== Objective ==
Please transcribe the data below exactly. Leave the pictures out.

--- START Available data ---

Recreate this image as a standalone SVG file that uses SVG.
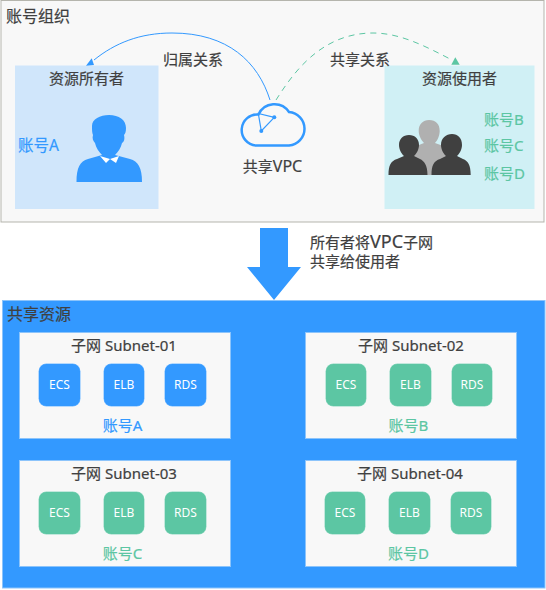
<svg xmlns="http://www.w3.org/2000/svg" width="546" height="590" viewBox="0 0 546 590">
<style>
text{font-family:"Noto Sans","Noto Sans CJK SC",sans-serif;font-size:15px;fill:#404040;stroke:#404040;stroke-width:.2}
.c{text-anchor:middle}
.b{fill:#3399ff}
.g{fill:#5cc6a3}
text.tb{fill:#3399ff;stroke:#3399ff}
text.tg{fill:#5cc6a3;stroke:#5cc6a3}
.svc{stroke:#fff;stroke-opacity:.3;stroke-width:1}
text.st{font-size:12px;fill:#fff;stroke:none;text-anchor:middle}
.sub{fill:#f8f8f8;stroke:#8cc4fb;stroke-width:1}
.dk{fill:#404040}
</style>
<defs>
<marker id="ab" markerUnits="userSpaceOnUse" markerWidth="14" markerHeight="12" refX="10" refY="3" orient="0"><path d="M7.700 1.300L2 8.700L10 8Z" fill="#3399ff"/></marker>
<marker id="ag" markerUnits="userSpaceOnUse" markerWidth="12" markerHeight="12" refX="2" refY="3" orient="0"><path d="M5.300 0.300L1.300 7.700L9.700 7.700Z" fill="#5cc6a3"/></marker>
</defs>
<g id="org"><rect x="1" y="0.500" width="543" height="221.500" fill="#f8f8f8" stroke="#b5b5ad"/><text x="6" y="22" style="font-size:16px">账号组织</text></g>
<g id="owner"><rect x="15" y="65.500" width="143.500" height="143.500" fill="#d0e6fb"/><text class="c" x="86.500" y="84">资源所有者</text><text class="tb" x="18" y="151" style="font-size:15.500px">账号A</text>
<path class="b" d="M92 126C92 119 100 115 109 115C119 115 126 120 126 128C126 132 125 134 124 135C125 139 124 142 122 143C121 148 118 152 115 155L130 159C138 161 142 168 142 182L76.500 182C76.500 168 80 161 88 159L102 155C99 152 96 148 95 143C93 141 92 138 93 135C92 133 92 130 92 126Z"/><path d="M100 156L106 163L110 159L116 163L119 156L110 159Z" fill="#fff"/></g>
<g id="user"><rect x="384.500" y="65.500" width="150" height="143.500" fill="#d0f0f5"/><text class="c" x="459.500" y="84">资源使用者</text>
<text class="tg" x="484" y="125">账号B</text><text class="tg" x="484" y="151">账号C</text><text class="tg" x="484" y="179">账号D</text>
<path fill="#b0b0b0" d="M418.700 131C418.700 124 423 120 429 120C436 120 439.700 124 439.700 131C439.700 136 437 141 435 143L446 147L447 175L413 175L414 147L424 143C422 141 418.700 136 418.700 131Z"/>
<path class="dk" d="M399 145C399 139 403 135 409 135C415 135 419 139 419 145C419 150 416 154 414 156L420 159C424 161 427.500 165 427.500 175L388.500 175C388.500 165 391 161 397 159L404 156C402 154 399 150 399 145Z"/>
<path class="dk" d="M441 145C441 138 446 134 452 134C458 134 462 138 462 145C462 150 459 154 457 156L463 159C468 161 470.700 165 470.700 175L431.500 175C431.500 165 434 161 440 159L446 156C444 154 441 150 441 145Z"/></g>
<g id="connectors" fill="none">
<path d="M270 100C258 62 228 33 172 33C140 33 115 43 94 60" stroke="#3399ff" marker-end="url(#ab)"/>
<path d="M276 100C292 75 320 33 373 33C400 33 425 46 452 60" stroke="#5cc6a3" stroke-dasharray="6 5" marker-end="url(#ag)"/>
<path d="M260 249.500L260 228L288 228L288 267L301 267L274 300L247 267L260 267Z" fill="#3399ff"/>
</g>
<g id="vpc"><path d="M289 145.500L256 145.500A15.500 15.500 0 1 1 258.500 114.500A17.500 17.500 0 0 1 289 112A16.800 16.800 0 0 1 289 145.500Z" fill="none" stroke="#3399ff" stroke-width="2.500"/>
<path d="M258.300 113.500L261.300 131L274.300 117.300Z" fill="none" stroke="#3399ff" stroke-width="1.200"/><circle cx="261.300" cy="131" r="2" class="b"/><circle cx="274.300" cy="117.300" r="2" class="b"/><text class="c" x="272.500" y="172">共享<tspan style="font-size:16px">VPC</tspan></text></g>
<g id="labels"><text x="163" y="65">归属关系</text><text x="330" y="65">共享关系</text><text x="310" y="248">所有者将<tspan style="font-size:18px">VPC</tspan>子网</text><text x="310" y="267">共享给使用者</text></g>
<g id="shared"><rect x="2.500" y="300.500" width="542.500" height="287.500" fill="#3399ff" stroke="#8cc4fb"/><text x="7" y="320" style="font-size:16px">共享资源</text></g>
<g id="subnet1"><rect class="sub" x="19.500" y="332.500" width="211" height="106"/><text class="c" x="124" y="351">子网 Subnet-01</text>
<rect class="b svc" x="38.500" y="363.500" width="42" height="43" rx="8"/><text class="st" x="59.500" y="389">ECS</text>
<rect class="b svc" x="103.500" y="363.500" width="41" height="43" rx="8"/><text class="st" x="124" y="389">ELB</text>
<rect class="b svc" x="164.500" y="363.500" width="42" height="43" rx="8"/><text class="st" x="185.500" y="389">RDS</text>
<text class="c tb" x="122.500" y="431">账号A</text></g>
<g id="subnet2"><rect class="sub" x="305.500" y="332.500" width="211" height="106"/><text class="c" x="411" y="351">子网 Subnet-02</text>
<rect class="g svc" x="325.500" y="363.500" width="41" height="43" rx="8"/><text class="st" x="346" y="389">ECS</text>
<rect class="g svc" x="389.500" y="363.500" width="42" height="43" rx="8"/><text class="st" x="410.500" y="389">ELB</text>
<rect class="g svc" x="451.500" y="363.500" width="41" height="43" rx="8"/><text class="st" x="472" y="389">RDS</text>
<text class="c tg" x="408.500" y="431">账号B</text></g>
<g id="subnet3"><rect class="sub" x="19.500" y="460.500" width="211" height="106"/><text class="c" x="124" y="479">子网 Subnet-03</text>
<rect class="g svc" x="38.500" y="491.500" width="42" height="43" rx="8"/><text class="st" x="59.500" y="517">ECS</text>
<rect class="g svc" x="103.500" y="491.500" width="41" height="43" rx="8"/><text class="st" x="124" y="517">ELB</text>
<rect class="g svc" x="164.500" y="491.500" width="42" height="43" rx="8"/><text class="st" x="185.500" y="517">RDS</text>
<text class="c tg" x="122.500" y="559">账号C</text></g>
<g id="subnet4"><rect class="sub" x="305.500" y="460.500" width="211" height="106"/><text class="c" x="410" y="479">子网 Subnet-04</text>
<rect class="g svc" x="324.500" y="491.500" width="41" height="43" rx="8"/><text class="st" x="345" y="517">ECS</text>
<rect class="g svc" x="388.500" y="491.500" width="42" height="43" rx="8"/><text class="st" x="409.500" y="517">ELB</text>
<rect class="g svc" x="450.500" y="491.500" width="41" height="43" rx="8"/><text class="st" x="471" y="517">RDS</text>
<text class="c tg" x="408.500" y="559">账号D</text></g>
</svg>
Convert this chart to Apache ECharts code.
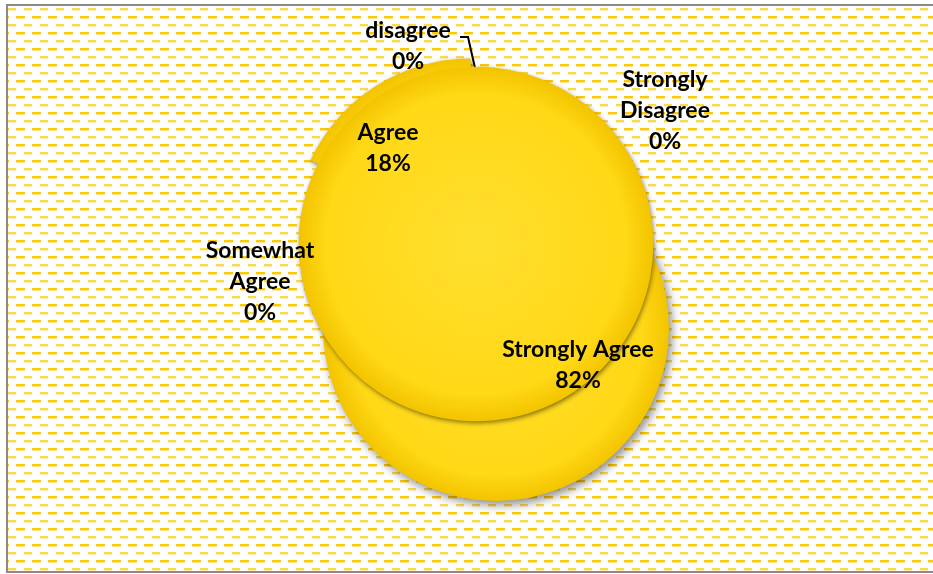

--- END Available data ---

== Exercise result ==
Recreate this image as a standalone SVG file that uses SVG.
<svg xmlns="http://www.w3.org/2000/svg" width="546" height="590" viewBox="0 0 546 590">
<style>
text{font-family:"Noto Sans","Noto Sans CJK SC",sans-serif;font-size:15px;fill:#404040;stroke:#404040;stroke-width:.2}
.c{text-anchor:middle}
.b{fill:#3399ff}
.g{fill:#5cc6a3}
text.tb{fill:#3399ff;stroke:#3399ff}
text.tg{fill:#5cc6a3;stroke:#5cc6a3}
.svc{stroke:#fff;stroke-opacity:.3;stroke-width:1}
text.st{font-size:12px;fill:#fff;stroke:none;text-anchor:middle}
.sub{fill:#f8f8f8;stroke:#8cc4fb;stroke-width:1}
.dk{fill:#404040}
</style>
<defs>
<marker id="ab" markerUnits="userSpaceOnUse" markerWidth="14" markerHeight="12" refX="10" refY="3" orient="0"><path d="M7.700 1.300L2 8.700L10 8Z" fill="#3399ff"/></marker>
<marker id="ag" markerUnits="userSpaceOnUse" markerWidth="12" markerHeight="12" refX="2" refY="3" orient="0"><path d="M5.300 0.300L1.300 7.700L9.700 7.700Z" fill="#5cc6a3"/></marker>
</defs>
<g id="org"><rect x="1" y="0.500" width="543" height="221.500" fill="#f8f8f8" stroke="#b5b5ad"/><text x="6" y="22" style="font-size:16px">账号组织</text></g>
<g id="owner"><rect x="15" y="65.500" width="143.500" height="143.500" fill="#d0e6fb"/><text class="c" x="86.500" y="84">资源所有者</text><text class="tb" x="18" y="151" style="font-size:15.500px">账号A</text>
<path class="b" d="M92 126C92 119 100 115 109 115C119 115 126 120 126 128C126 132 125 134 124 135C125 139 124 142 122 143C121 148 118 152 115 155L130 159C138 161 142 168 142 182L76.500 182C76.500 168 80 161 88 159L102 155C99 152 96 148 95 143C93 141 92 138 93 135C92 133 92 130 92 126Z"/><path d="M100 156L106 163L110 159L116 163L119 156L110 159Z" fill="#fff"/></g>
<g id="user"><rect x="384.500" y="65.500" width="150" height="143.500" fill="#d0f0f5"/><text class="c" x="459.500" y="84">资源使用者</text>
<text class="tg" x="484" y="125">账号B</text><text class="tg" x="484" y="151">账号C</text><text class="tg" x="484" y="179">账号D</text>
<path fill="#b0b0b0" d="M418.700 131C418.700 124 423 120 429 120C436 120 439.700 124 439.700 131C439.700 136 437 141 435 143L446 147L447 175L413 175L414 147L424 143C422 141 418.700 136 418.700 131Z"/>
<path class="dk" d="M399 145C399 139 403 135 409 135C415 135 419 139 419 145C419 150 416 154 414 156L420 159C424 161 427.500 165 427.500 175L388.500 175C388.500 165 391 161 397 159L404 156C402 154 399 150 399 145Z"/>
<path class="dk" d="M441 145C441 138 446 134 452 134C458 134 462 138 462 145C462 150 459 154 457 156L463 159C468 161 470.700 165 470.700 175L431.500 175C431.500 165 434 161 440 159L446 156C444 154 441 150 441 145Z"/></g>
<g id="connectors" fill="none">
<path d="M270 100C258 62 228 33 172 33C140 33 115 43 94 60" stroke="#3399ff" marker-end="url(#ab)"/>
<path d="M276 100C292 75 320 33 373 33C400 33 425 46 452 60" stroke="#5cc6a3" stroke-dasharray="6 5" marker-end="url(#ag)"/>
<path d="M260 249.500L260 228L288 228L288 267L301 267L274 300L247 267L260 267Z" fill="#3399ff"/>
</g>
<g id="vpc"><path d="M289 145.500L256 145.500A15.500 15.500 0 1 1 258.500 114.500A17.500 17.500 0 0 1 289 112A16.800 16.800 0 0 1 289 145.500Z" fill="none" stroke="#3399ff" stroke-width="2.500"/>
<path d="M258.300 113.500L261.300 131L274.300 117.300Z" fill="none" stroke="#3399ff" stroke-width="1.200"/><circle cx="261.300" cy="131" r="2" class="b"/><circle cx="274.300" cy="117.300" r="2" class="b"/><text class="c" x="272.500" y="172">共享<tspan style="font-size:16px">VPC</tspan></text></g>
<g id="labels"><text x="163" y="65">归属关系</text><text x="330" y="65">共享关系</text><text x="310" y="248">所有者将<tspan style="font-size:18px">VPC</tspan>子网</text><text x="310" y="267">共享给使用者</text></g>
<g id="shared"><rect x="2.500" y="300.500" width="542.500" height="287.500" fill="#3399ff" stroke="#8cc4fb"/><text x="7" y="320" style="font-size:16px">共享资源</text></g>
<g id="subnet1"><rect class="sub" x="19.500" y="332.500" width="211" height="106"/><text class="c" x="124" y="351">子网 Subnet-01</text>
<rect class="b svc" x="38.500" y="363.500" width="42" height="43" rx="8"/><text class="st" x="59.500" y="389">ECS</text>
<rect class="b svc" x="103.500" y="363.500" width="41" height="43" rx="8"/><text class="st" x="124" y="389">ELB</text>
<rect class="b svc" x="164.500" y="363.500" width="42" height="43" rx="8"/><text class="st" x="185.500" y="389">RDS</text>
<text class="c tb" x="122.500" y="431">账号A</text></g>
<g id="subnet2"><rect class="sub" x="305.500" y="332.500" width="211" height="106"/><text class="c" x="411" y="351">子网 Subnet-02</text>
<rect class="g svc" x="325.500" y="363.500" width="41" height="43" rx="8"/><text class="st" x="346" y="389">ECS</text>
<rect class="g svc" x="389.500" y="363.500" width="42" height="43" rx="8"/><text class="st" x="410.500" y="389">ELB</text>
<rect class="g svc" x="451.500" y="363.500" width="41" height="43" rx="8"/><text class="st" x="472" y="389">RDS</text>
<text class="c tg" x="408.500" y="431">账号B</text></g>
<g id="subnet3"><rect class="sub" x="19.500" y="460.500" width="211" height="106"/><text class="c" x="124" y="479">子网 Subnet-03</text>
<rect class="g svc" x="38.500" y="491.500" width="42" height="43" rx="8"/><text class="st" x="59.500" y="517">ECS</text>
<rect class="g svc" x="103.500" y="491.500" width="41" height="43" rx="8"/><text class="st" x="124" y="517">ELB</text>
<rect class="g svc" x="164.500" y="491.500" width="42" height="43" rx="8"/><text class="st" x="185.500" y="517">RDS</text>
<text class="c tg" x="122.500" y="559">账号C</text></g>
<g id="subnet4"><rect class="sub" x="305.500" y="460.500" width="211" height="106"/><text class="c" x="410" y="479">子网 Subnet-04</text>
<rect class="g svc" x="324.500" y="491.500" width="41" height="43" rx="8"/><text class="st" x="345" y="517">ECS</text>
<rect class="g svc" x="388.500" y="491.500" width="42" height="43" rx="8"/><text class="st" x="409.500" y="517">ELB</text>
<rect class="g svc" x="450.500" y="491.500" width="41" height="43" rx="8"/><text class="st" x="471" y="517">RDS</text>
<text class="c tg" x="408.500" y="559">账号D</text></g>
</svg>
Convert this chart to Apache ECharts code.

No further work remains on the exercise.